• [Short task]
Present the following entries again, word for word and in full.

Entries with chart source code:
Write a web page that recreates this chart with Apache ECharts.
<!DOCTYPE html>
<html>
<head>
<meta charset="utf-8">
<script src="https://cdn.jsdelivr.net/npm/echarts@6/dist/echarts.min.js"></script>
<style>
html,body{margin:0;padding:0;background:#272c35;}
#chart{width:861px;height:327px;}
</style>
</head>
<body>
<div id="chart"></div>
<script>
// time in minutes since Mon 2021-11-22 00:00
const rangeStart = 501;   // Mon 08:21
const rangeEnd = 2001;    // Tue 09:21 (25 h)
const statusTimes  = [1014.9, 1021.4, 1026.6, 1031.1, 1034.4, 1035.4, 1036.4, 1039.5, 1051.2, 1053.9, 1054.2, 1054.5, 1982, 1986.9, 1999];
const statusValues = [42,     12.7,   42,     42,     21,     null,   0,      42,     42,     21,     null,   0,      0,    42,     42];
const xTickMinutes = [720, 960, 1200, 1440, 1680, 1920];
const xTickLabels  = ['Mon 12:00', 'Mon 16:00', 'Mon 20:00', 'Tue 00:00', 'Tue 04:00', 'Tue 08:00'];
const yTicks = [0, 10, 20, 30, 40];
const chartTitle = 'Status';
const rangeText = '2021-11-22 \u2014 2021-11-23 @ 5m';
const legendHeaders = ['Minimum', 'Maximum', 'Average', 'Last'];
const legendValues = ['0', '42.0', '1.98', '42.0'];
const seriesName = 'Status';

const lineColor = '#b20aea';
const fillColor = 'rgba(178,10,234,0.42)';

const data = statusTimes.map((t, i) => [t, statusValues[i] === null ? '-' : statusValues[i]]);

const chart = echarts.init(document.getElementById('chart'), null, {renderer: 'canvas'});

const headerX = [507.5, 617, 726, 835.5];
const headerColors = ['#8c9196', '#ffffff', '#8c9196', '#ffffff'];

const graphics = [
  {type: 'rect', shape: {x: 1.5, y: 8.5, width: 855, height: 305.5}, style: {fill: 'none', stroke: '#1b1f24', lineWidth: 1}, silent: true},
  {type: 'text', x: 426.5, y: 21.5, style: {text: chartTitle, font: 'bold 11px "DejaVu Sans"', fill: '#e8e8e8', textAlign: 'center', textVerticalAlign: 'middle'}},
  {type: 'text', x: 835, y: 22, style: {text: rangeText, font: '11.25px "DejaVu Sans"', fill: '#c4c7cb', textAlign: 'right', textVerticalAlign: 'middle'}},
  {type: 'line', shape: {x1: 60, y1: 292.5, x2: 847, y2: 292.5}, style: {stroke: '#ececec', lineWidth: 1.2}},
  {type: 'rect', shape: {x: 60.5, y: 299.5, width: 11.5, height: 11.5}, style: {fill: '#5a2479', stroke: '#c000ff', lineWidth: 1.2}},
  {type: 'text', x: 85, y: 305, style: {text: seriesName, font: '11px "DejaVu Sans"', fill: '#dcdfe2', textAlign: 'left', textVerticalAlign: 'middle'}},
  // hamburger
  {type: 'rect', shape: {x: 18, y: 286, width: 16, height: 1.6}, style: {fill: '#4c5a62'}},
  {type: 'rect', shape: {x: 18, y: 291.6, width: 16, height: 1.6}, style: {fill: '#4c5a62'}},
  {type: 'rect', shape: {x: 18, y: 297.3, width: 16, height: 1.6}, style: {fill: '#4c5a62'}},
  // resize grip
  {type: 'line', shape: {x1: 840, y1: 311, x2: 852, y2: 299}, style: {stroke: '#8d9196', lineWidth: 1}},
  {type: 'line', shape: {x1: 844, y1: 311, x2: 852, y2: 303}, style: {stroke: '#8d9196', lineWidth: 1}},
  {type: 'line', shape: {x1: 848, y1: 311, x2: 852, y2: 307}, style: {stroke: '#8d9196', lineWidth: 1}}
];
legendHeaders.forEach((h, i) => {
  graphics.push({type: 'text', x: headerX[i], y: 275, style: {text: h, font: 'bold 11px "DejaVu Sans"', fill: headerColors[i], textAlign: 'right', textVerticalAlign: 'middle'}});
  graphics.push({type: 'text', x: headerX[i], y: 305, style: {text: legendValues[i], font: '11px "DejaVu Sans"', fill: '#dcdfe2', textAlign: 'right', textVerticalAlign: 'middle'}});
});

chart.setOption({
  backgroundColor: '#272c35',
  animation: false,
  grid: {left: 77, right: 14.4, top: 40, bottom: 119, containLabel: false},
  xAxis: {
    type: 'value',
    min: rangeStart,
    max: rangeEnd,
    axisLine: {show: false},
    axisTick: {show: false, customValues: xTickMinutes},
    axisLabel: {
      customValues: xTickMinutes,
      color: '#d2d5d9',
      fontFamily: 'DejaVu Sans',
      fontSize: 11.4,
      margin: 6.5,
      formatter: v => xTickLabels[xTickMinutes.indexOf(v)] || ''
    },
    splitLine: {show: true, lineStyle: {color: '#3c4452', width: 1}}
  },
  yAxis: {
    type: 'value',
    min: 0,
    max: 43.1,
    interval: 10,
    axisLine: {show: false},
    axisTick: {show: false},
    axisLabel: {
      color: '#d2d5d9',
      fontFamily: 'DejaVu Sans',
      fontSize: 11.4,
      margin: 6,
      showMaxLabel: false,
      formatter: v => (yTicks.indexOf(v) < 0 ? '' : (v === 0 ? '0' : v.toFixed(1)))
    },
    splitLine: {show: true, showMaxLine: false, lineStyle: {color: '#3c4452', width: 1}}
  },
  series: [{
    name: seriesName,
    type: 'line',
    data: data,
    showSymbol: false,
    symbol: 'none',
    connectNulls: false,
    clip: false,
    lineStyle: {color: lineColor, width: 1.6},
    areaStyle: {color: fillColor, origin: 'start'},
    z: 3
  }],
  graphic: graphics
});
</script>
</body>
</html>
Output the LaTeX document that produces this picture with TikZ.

• [Reply]
Write a web page that recreates this chart with Apache ECharts.
<!DOCTYPE html>
<html>
<head>
<meta charset="utf-8">
<script src="https://cdn.jsdelivr.net/npm/echarts@6/dist/echarts.min.js"></script>
<style>
html,body{margin:0;padding:0;background:#272c35;}
#chart{width:861px;height:327px;}
</style>
</head>
<body>
<div id="chart"></div>
<script>
// time in minutes since Mon 2021-11-22 00:00
const rangeStart = 501;   // Mon 08:21
const rangeEnd = 2001;    // Tue 09:21 (25 h)
const statusTimes  = [1014.9, 1021.4, 1026.6, 1031.1, 1034.4, 1035.4, 1036.4, 1039.5, 1051.2, 1053.9, 1054.2, 1054.5, 1982, 1986.9, 1999];
const statusValues = [42,     12.7,   42,     42,     21,     null,   0,      42,     42,     21,     null,   0,      0,    42,     42];
const xTickMinutes = [720, 960, 1200, 1440, 1680, 1920];
const xTickLabels  = ['Mon 12:00', 'Mon 16:00', 'Mon 20:00', 'Tue 00:00', 'Tue 04:00', 'Tue 08:00'];
const yTicks = [0, 10, 20, 30, 40];
const chartTitle = 'Status';
const rangeText = '2021-11-22 \u2014 2021-11-23 @ 5m';
const legendHeaders = ['Minimum', 'Maximum', 'Average', 'Last'];
const legendValues = ['0', '42.0', '1.98', '42.0'];
const seriesName = 'Status';

const lineColor = '#b20aea';
const fillColor = 'rgba(178,10,234,0.42)';

const data = statusTimes.map((t, i) => [t, statusValues[i] === null ? '-' : statusValues[i]]);

const chart = echarts.init(document.getElementById('chart'), null, {renderer: 'canvas'});

const headerX = [507.5, 617, 726, 835.5];
const headerColors = ['#8c9196', '#ffffff', '#8c9196', '#ffffff'];

const graphics = [
  {type: 'rect', shape: {x: 1.5, y: 8.5, width: 855, height: 305.5}, style: {fill: 'none', stroke: '#1b1f24', lineWidth: 1}, silent: true},
  {type: 'text', x: 426.5, y: 21.5, style: {text: chartTitle, font: 'bold 11px "DejaVu Sans"', fill: '#e8e8e8', textAlign: 'center', textVerticalAlign: 'middle'}},
  {type: 'text', x: 835, y: 22, style: {text: rangeText, font: '11.25px "DejaVu Sans"', fill: '#c4c7cb', textAlign: 'right', textVerticalAlign: 'middle'}},
  {type: 'line', shape: {x1: 60, y1: 292.5, x2: 847, y2: 292.5}, style: {stroke: '#ececec', lineWidth: 1.2}},
  {type: 'rect', shape: {x: 60.5, y: 299.5, width: 11.5, height: 11.5}, style: {fill: '#5a2479', stroke: '#c000ff', lineWidth: 1.2}},
  {type: 'text', x: 85, y: 305, style: {text: seriesName, font: '11px "DejaVu Sans"', fill: '#dcdfe2', textAlign: 'left', textVerticalAlign: 'middle'}},
  // hamburger
  {type: 'rect', shape: {x: 18, y: 286, width: 16, height: 1.6}, style: {fill: '#4c5a62'}},
  {type: 'rect', shape: {x: 18, y: 291.6, width: 16, height: 1.6}, style: {fill: '#4c5a62'}},
  {type: 'rect', shape: {x: 18, y: 297.3, width: 16, height: 1.6}, style: {fill: '#4c5a62'}},
  // resize grip
  {type: 'line', shape: {x1: 840, y1: 311, x2: 852, y2: 299}, style: {stroke: '#8d9196', lineWidth: 1}},
  {type: 'line', shape: {x1: 844, y1: 311, x2: 852, y2: 303}, style: {stroke: '#8d9196', lineWidth: 1}},
  {type: 'line', shape: {x1: 848, y1: 311, x2: 852, y2: 307}, style: {stroke: '#8d9196', lineWidth: 1}}
];
legendHeaders.forEach((h, i) => {
  graphics.push({type: 'text', x: headerX[i], y: 275, style: {text: h, font: 'bold 11px "DejaVu Sans"', fill: headerColors[i], textAlign: 'right', textVerticalAlign: 'middle'}});
  graphics.push({type: 'text', x: headerX[i], y: 305, style: {text: legendValues[i], font: '11px "DejaVu Sans"', fill: '#dcdfe2', textAlign: 'right', textVerticalAlign: 'middle'}});
});

chart.setOption({
  backgroundColor: '#272c35',
  animation: false,
  grid: {left: 77, right: 14.4, top: 40, bottom: 119, containLabel: false},
  xAxis: {
    type: 'value',
    min: rangeStart,
    max: rangeEnd,
    axisLine: {show: false},
    axisTick: {show: false, customValues: xTickMinutes},
    axisLabel: {
      customValues: xTickMinutes,
      color: '#d2d5d9',
      fontFamily: 'DejaVu Sans',
      fontSize: 11.4,
      margin: 6.5,
      formatter: v => xTickLabels[xTickMinutes.indexOf(v)] || ''
    },
    splitLine: {show: true, lineStyle: {color: '#3c4452', width: 1}}
  },
  yAxis: {
    type: 'value',
    min: 0,
    max: 43.1,
    interval: 10,
    axisLine: {show: false},
    axisTick: {show: false},
    axisLabel: {
      color: '#d2d5d9',
      fontFamily: 'DejaVu Sans',
      fontSize: 11.4,
      margin: 6,
      showMaxLabel: false,
      formatter: v => (yTicks.indexOf(v) < 0 ? '' : (v === 0 ? '0' : v.toFixed(1)))
    },
    splitLine: {show: true, showMaxLine: false, lineStyle: {color: '#3c4452', width: 1}}
  },
  series: [{
    name: seriesName,
    type: 'line',
    data: data,
    showSymbol: false,
    symbol: 'none',
    connectNulls: false,
    clip: false,
    lineStyle: {color: lineColor, width: 1.6},
    areaStyle: {color: fillColor, origin: 'start'},
    z: 3
  }],
  graphic: graphics
});
</script>
</body>
</html>
Output the LaTeX document that produces this picture with TikZ.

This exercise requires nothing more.